Magnon accumulation by clocked laser excitation as source of long-range spin waves in transparent magnetic films

Abstract

Optical tools are promising for spin-wave generation because of the possibilities of ultrafast manipulation and local excitation. However, a single laser pulse can inject spin waves (SWs) only with a broad frequency spectrum, resulting in short propagation distances and low wave amplitudes. Here, we excite a magnetic garnet film by a train of fs-laser pulses with a 1-GHz repetition rate so that the pulse separation is shorter than the decay time of magnetic modes, which allows us to achieve a collective impact on the magnetization and establish a quasistationary source of spin waves, namely, a coherent accumulation of magnons ("magnon cloud").
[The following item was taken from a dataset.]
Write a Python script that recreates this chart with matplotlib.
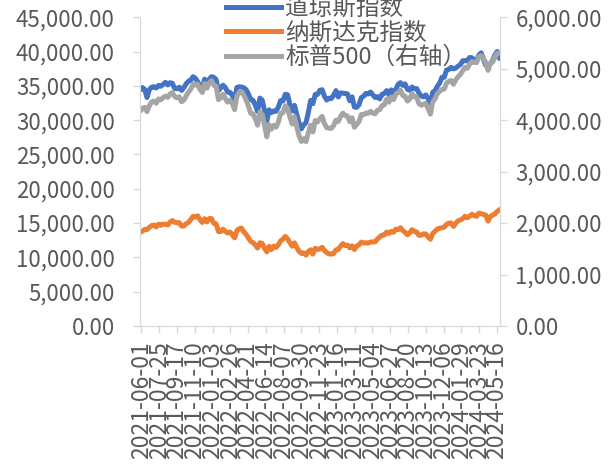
import numpy as np
import pandas as pd
import matplotlib
matplotlib.use('Agg')
import matplotlib.pyplot as plt
import matplotlib.dates as mdates
from matplotlib.ticker import FuncFormatter, MultipleLocator

plt.rcParams['font.family'] = ['Noto Sans CJK SC', 'DejaVu Sans']

# weekly closes (first point 2021-06-01, then Fridays)
dates = [pd.Timestamp('2021-06-01')] + list(pd.date_range('2021-06-04', '2024-05-24', freq='W-FRI'))

dow = [34575,
       # 2021
       34756, 34480, 33290, 34433, 34786, 34870, 34688, 35061, 34935,
       35209, 35515, 35120, 35455, 35369, 34607, 34584, 34798,
       34326, 34746, 35295, 35677, 35820, 36328, 36100, 35602, 34899,
       34580, 35971, 35365, 35950, 36338,
       # 2022
       36231, 35912, 34265, 34725, 35089, 34738, 34079, 34059,
       33615, 32944, 34755, 34861, 34818, 34721, 34451, 33811, 32977,
       32899, 32197, 31262, 33213, 32900, 31393, 29889, 31501,
       31097, 31338, 31288, 31899, 32845, 32803, 33761, 33706, 32283,
       31318, 32152, 30822, 29590, 28726, 29297, 29635, 31083, 32862,
       32403, 33748, 33746, 34347, 34430, 33477, 32920, 33204, 33147,
       # 2023
       33631, 34303, 33375, 33978, 33926, 33869, 33827, 32817,
       33391, 31910, 31862, 32238, 33274, 33485, 33887, 33809, 34098,
       33674, 33300, 33427, 33093, 33762, 33876, 34299, 33727, 34408,
       33734, 34509, 35228, 35459, 35066, 35281, 34501, 34347,
       34838, 34577, 34618, 33964, 33508, 33407, 33670, 33127, 32418,
       34061, 34283, 34947, 35390, 36245, 36248, 37306, 37385, 37690,
       # 2024
       37466, 37593, 37863, 38109, 38654, 38672, 38628, 39131,
       39087, 38723, 38715, 39476, 39807, 38905, 37983, 37986, 38240,
       38676, 39513, 40004, 39070]

nasdaq = [13736,
          # 2021
          13814, 14070, 14030, 14360, 14639, 14701, 14427, 14837, 14673,
          14835, 14823, 14714, 15129, 15363, 15115, 15044, 15048,
          14567, 14580, 14897, 15090, 15498, 15971, 15861, 16057, 15491,
          15085, 15630, 15170, 15653, 15645,
          # 2022
          14935, 14893, 13768, 13770, 14098, 13791, 13548, 13694,
          13313, 12843, 13894, 14169, 14262, 13711, 13351, 12839, 12335,
          12145, 11805, 11355, 12131, 12013, 11340, 10798, 11608,
          11128, 11636, 11452, 11834, 12391, 12657, 13048, 12705, 12142,
          11631, 12112, 11448, 10868, 10576, 10652, 10321, 10860, 11102,
          10475, 11323, 11146, 11226, 11462, 11005, 10705, 10498, 10466,
          # 2023
          10569, 11079, 11140, 11622, 12007, 11718, 11787, 11395,
          11689, 11139, 11631, 11824, 12222, 12088, 12123, 12073, 12227,
          12235, 12284, 12658, 12975, 13241, 13259, 13689, 13492, 13788,
          13661, 14114, 14032, 14317, 13909, 13645, 13291, 13590,
          14031, 13762, 13708, 13212, 13219, 13431, 13407, 12984, 12643,
          13478, 13798, 14125, 14251, 14305, 14404, 14814, 14992, 15011,
          # 2024
          14524, 14973, 15311, 15455, 15629, 15991, 15776, 15997,
          16275, 16085, 15973, 16429, 16379, 16249, 16175, 15282, 15928,
          16156, 16341, 16686, 16921]

spx = [4202,
       # 2021
       4230, 4247, 4166, 4281, 4352, 4370, 4327, 4412, 4395,
       4437, 4468, 4442, 4509, 4535, 4459, 4433, 4455,
       4357, 4391, 4471, 4545, 4605, 4697, 4683, 4698, 4595,
       4538, 4712, 4620, 4726, 4766,
       # 2022
       4677, 4662, 4398, 4432, 4500, 4418, 4349, 4385,
       4329, 4204, 4463, 4543, 4546, 4488, 4393, 4272, 4132,
       4123, 4024, 3901, 4158, 4109, 3901, 3675, 3912,
       3825, 3899, 3863, 3962, 4130, 4145, 4280, 4228, 4058,
       3924, 4067, 3873, 3693, 3586, 3640, 3583, 3753, 3901,
       3771, 3993, 3965, 4026, 4072, 3934, 3852, 3845, 3840,
       # 2023
       3895, 3999, 3973, 4071, 4136, 4090, 4079, 3970,
       4046, 3862, 3917, 3971, 4109, 4105, 4138, 4133, 4169,
       4136, 4124, 4192, 4205, 4282, 4299, 4410, 4348, 4450,
       4399, 4505, 4536, 4582, 4478, 4464, 4370, 4406,
       4516, 4457, 4450, 4320, 4288, 4308, 4327, 4224, 4117,
       4358, 4415, 4514, 4559, 4595, 4604, 4719, 4755, 4770,
       # 2024
       4697, 4784, 4840, 4891, 4959, 5027, 5006, 5089,
       5137, 5124, 5117, 5234, 5254, 5204, 5123, 4967, 5100,
       5128, 5223, 5303, 5305]

labels = ['道琼斯指数', '纳斯达克指数', '标普500（右轴）']
tick_dates = pd.date_range('2021-06-01', '2024-05-16', freq='54D')

grey_txt = '#595959'
grey_line = '#d9d9d9'

fig = plt.figure(figsize=(6.13, 4.65), dpi=100)
ax = fig.add_axes([0.228, 0.299, 0.588, 0.664])
ax2 = ax.twinx()

l1, = ax.plot(dates, dow, color='#4472C4', lw=3.6, label=labels[0])
l2, = ax.plot(dates, nasdaq, color='#ED7D31', lw=3.6, label=labels[1])
l3, = ax2.plot(dates, spx, color='#A5A5A5', lw=3.6, label=labels[2])

ax.set_ylim(0, 45000)
ax2.set_ylim(0, 6000)
ax.yaxis.set_major_locator(MultipleLocator(5000))
ax2.yaxis.set_major_locator(MultipleLocator(1000))
fmt = FuncFormatter(lambda v, p: '{:,.2f}'.format(v))
ax.yaxis.set_major_formatter(fmt)
ax2.yaxis.set_major_formatter(fmt)

ax.set_xlim(pd.Timestamp('2021-05-27'), pd.Timestamp('2024-05-26'))
ax.set_xticks(tick_dates)
ax.xaxis.set_major_formatter(mdates.DateFormatter('%Y-%m-%d'))
for lab in ax.get_xticklabels():
    lab.set_rotation(90)

for a in (ax, ax2):
    for s in a.spines.values():
        s.set_color(grey_line)
    a.spines['top'].set_visible(False)
    a.tick_params(colors=grey_txt, labelsize=16, length=5, width=1)
    a.tick_params(axis='both', color=grey_line)
ax.tick_params(axis='y', pad=13)
ax2.tick_params(axis='y', pad=6)
ax.tick_params(axis='x', labelsize=16.5, length=5, pad=6)

fig.legend(handles=[l1, l2, l3], loc='center', bbox_to_anchor=(0.565, 0.929),
           frameon=False, fontsize=17, labelspacing=0.06, handlelength=2.3,
           handletextpad=0.2, borderpad=0, labelcolor=grey_txt)

fig.savefig('out.png', dpi=100)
This approach has several appealing features: (i) The magnon source is tunable, (ii) the SW amplitude can be significantly enhanced, (iii) the SW spectrum is quite narrow, providing long-distance propagation, (iv) the periodic pumping results in an almost constant-in-time SWamplitude for the distances larger than 20 μm away from the source, and (v) the SW emission shows pronounced directionality. These results expand the capabilities of ultrafast coherent optical control of magnetization and pave the way for applications in data processing, including the quantum regime. The quasistationary magnon accumulation might also be of interest for applications in magnon Bose-Einstein condensates.